Start

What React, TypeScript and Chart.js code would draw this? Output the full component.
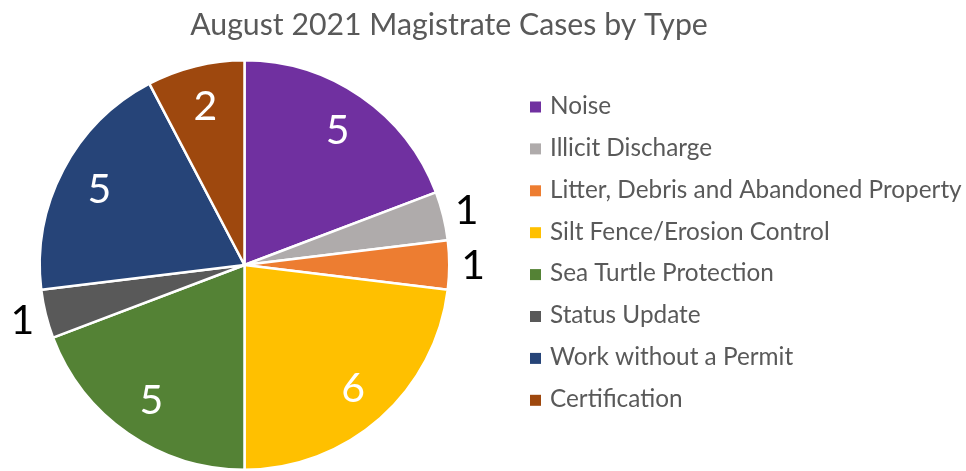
import React, { useEffect, useRef } from "react";
import { Chart, registerables } from "chart.js";

Chart.register(...registerables);

const title = "August 2021 Magistrate Cases by Type";
const categories = [
  "Noise",
  "Illicit Discharge",
  "Litter, Debris and Abandoned Property",
  "Silt Fence/Erosion Control",
  "Sea Turtle Protection",
  "Status Update",
  "Work without a Permit",
  "Certification",
];
const values = [5, 1, 1, 6, 5, 1, 5, 2];
const colors = [
  "#7030A0",
  "#AFABAB",
  "#ED7D31",
  "#FFC000",
  "#548235",
  "#595959",
  "#264478",
  "#9E480E",
];

const FONT = "Lato, 'Liberation Sans', sans-serif";

function fitSize(ctx: CanvasRenderingContext2D, text: string, target: number, weight = "400") {
  ctx.font = `${weight} 100px ${FONT}`;
  const w = ctx.measureText(text).width;
  return (100 * target) / w;
}

const decorPlugin = {
  id: "decor",
  afterDraw(chart: any) {
    const ctx: CanvasRenderingContext2D = chart.ctx;
    ctx.save();
    // Title
    const ts = fitSize(ctx, title, 518);
    ctx.font = `400 ${ts}px ${FONT}`;
    ctx.fillStyle = "#595959";
    ctx.textAlign = "center";
    ctx.textBaseline = "alphabetic";
    ctx.fillText(title, 449, 35);

    // Legend
    const longest = categories.reduce((a, b) => (b.length > a.length ? b : a), "");
    const ls = fitSize(ctx, longest, 412);
    ctx.font = `400 ${ls}px ${FONT}`;
    ctx.textAlign = "left";
    ctx.textBaseline = "middle";
    const x0 = 530;
    const y0 = 107;
    const step = 41.9;
    categories.forEach((c, i) => {
      const y = y0 + i * step;
      ctx.fillStyle = colors[i];
      ctx.fillRect(x0, y - 5.5, 11, 11);
      ctx.fillStyle = "#595959";
      ctx.fillText(c, x0 + 20, y - 1);
    });

    // Data labels
    const meta = chart.getDatasetMeta(0);
    ctx.textAlign = "center";
    ctx.textBaseline = "middle";
    const total = values.reduce((a, b) => a + b, 0);
    meta.data.forEach((arc: any, i: number) => {
      const { x, y, startAngle, endAngle, outerRadius } = arc.getProps(
        ["x", "y", "startAngle", "endAngle", "outerRadius"],
        true
      );
      const mid = (startAngle + endAngle) / 2;
      const small = values[i] / total < 0.06;
      const r = small ? outerRadius + 24 : outerRadius * 0.8;
      const lx = x + Math.cos(mid) * r;
      const ly = y + Math.sin(mid) * r;
      ctx.font = `400 41px ${FONT}`;
      ctx.fillStyle = small ? "#000000" : "#FFFFFF";
      ctx.fillText(String(values[i]), lx, ly + 1);
    });
    ctx.restore();
  },
};

export default function App() {
  const ref = useRef<HTMLCanvasElement>(null);
  useEffect(() => {
    if (!ref.current) return;
    const chart = new Chart(ref.current, {
      type: "pie",
      data: {
        labels: categories,
        datasets: [
          {
            data: values,
            backgroundColor: colors,
            borderColor: "#FFFFFF",
            borderWidth: 2.5,
          },
        ],
      },
      options: {
        animation: false,
        responsive: false,
        layout: { padding: { left: 38, right: 515, top: 59, bottom: 0 } },
        plugins: {
          legend: { display: false },
          title: { display: false },
          tooltip: { enabled: false },
        },
      },
      plugins: [decorPlugin],
    });
    return () => chart.destroy();
  }, []);
  return (
    <div style={{ position: "fixed", left: 0, top: 0, width: 966, height: 471, background: "#fff" }}>
      <canvas ref={ref} width={966} height={471} style={{ display: "block" }} />
    </div>
  );
}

End

Reproduce the data above word for word from its first line through the line that holds "ctx.fillText(title, 449, 35);", both ends included; skip pictures.

What React, TypeScript and Chart.js code would draw this? Output the full component.
import React, { useEffect, useRef } from "react";
import { Chart, registerables } from "chart.js";

Chart.register(...registerables);

const title = "August 2021 Magistrate Cases by Type";
const categories = [
  "Noise",
  "Illicit Discharge",
  "Litter, Debris and Abandoned Property",
  "Silt Fence/Erosion Control",
  "Sea Turtle Protection",
  "Status Update",
  "Work without a Permit",
  "Certification",
];
const values = [5, 1, 1, 6, 5, 1, 5, 2];
const colors = [
  "#7030A0",
  "#AFABAB",
  "#ED7D31",
  "#FFC000",
  "#548235",
  "#595959",
  "#264478",
  "#9E480E",
];

const FONT = "Lato, 'Liberation Sans', sans-serif";

function fitSize(ctx: CanvasRenderingContext2D, text: string, target: number, weight = "400") {
  ctx.font = `${weight} 100px ${FONT}`;
  const w = ctx.measureText(text).width;
  return (100 * target) / w;
}

const decorPlugin = {
  id: "decor",
  afterDraw(chart: any) {
    const ctx: CanvasRenderingContext2D = chart.ctx;
    ctx.save();
    // Title
    const ts = fitSize(ctx, title, 518);
    ctx.font = `400 ${ts}px ${FONT}`;
    ctx.fillStyle = "#595959";
    ctx.textAlign = "center";
    ctx.textBaseline = "alphabetic";
    ctx.fillText(title, 449, 35);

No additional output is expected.